Ever since the state’s recreational cannabis law passed this summer Howry and Ijichi have been thinking about how they could apply their skills out in the open without worrying about getting hassled by the man. Ijichi is especially fascinated by the possibilities of savory applications, particularly ramen. “A lot of our chef friends have talked about this,” she says, “how cool it would be.”

“Everyone is talking about it,” says Howry. “But we wanted to take a step to try and get our foot in it.” They think culinary cannabis pop-ups would be good place to start, much the same way they got Mom’s off the ground.

But the language of the bill seems to discourage these dreams. For one thing, you’re not allowed to resell cannabis. So suppose a chef makes a squab and foie gras terrine with a mustard-apple garnish sweetened with Apple Jack-infused cannasugar and charges money for it. Is she reselling cannabis or just drawing from a well-stocked larder?

Well, not so fast, chef. It seems the sausage makers have already ground up your dreams. There’s nothing in the law that specifically addresses chefs, restaurants, pop-ups, or hollandaise seasoned with cold-water hash, but when I asked the legislative aide for bill cosponsor Heather Steans if such things would be commercially viable in a recreationally legal Illinois, here’s what the state senator had to say on the matter:

“The only entities allowed to sell cannabis or cannabis-infused products are dispensaries. There are provisions under the Dispensary Article that state that all of their cannabis and cannabis-infused products must be sold from the physical retail location. The bill also restricts dispensaries from infusing cannabis with their own products* and it restricts infusers from selling products directly to the public, so there is no possible way to have a singular space where a chef could prepare cannabis-infused products and then sell it.

“Also, we specifically prohibited sales promotions or events where a cannabis business or person promotes the sale of cannabis or cannabis-infused products by giving away cannabis products, or conduct games or competitions related to the consumption of cannabis or cannabis infused products. This was in direct response to issues in other states where cannabis businesses were hosting events to draw people in to purchase their product. It does not mention pop-up events specifically but it appears that these types of events sound similar.”
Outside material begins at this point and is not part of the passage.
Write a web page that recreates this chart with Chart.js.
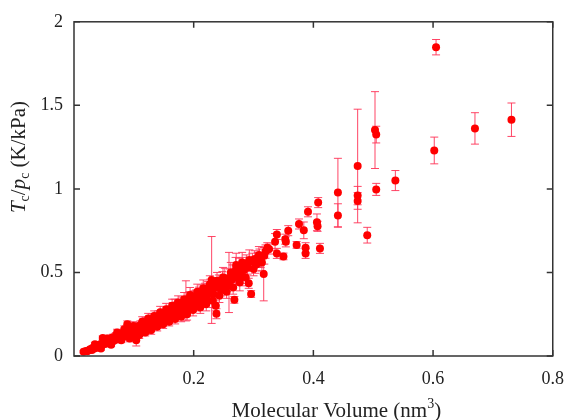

The zoning ordinance the mayor’s office introduced at yesterday’s City Council meeting refers to a plan to license cannabis businesses for on-site consumption without outlining what that means. In California, this was originally meant as a social equity proposition—providing a place to go to light up if you had nowhere else to do it—but in the case of the country’s first so-called cannabis restaurant, Lowell Farms, a slick farm-to-table concept with a weed sommelier that’s opening next week in West Hollywood, it’s a huge compromise from what was originally envisioned. Chef Andrea Drummer, a pioneer in the modern culinary cannabis movement, can only suggest weed pairings—to be sold separately—to enjoy along with her uninfused food.

So after January 1 it looks like chef-driven culinary cannabis, a la minuit or otherwise, will have to remain underground in Illinois, and anything like Mom’s Purple Kush Big Cream Puff will be out of reach except for the state’s most adept home cooks.

*Presumably she meant infusing their own products with cannabis. Requests for clarification were not returned.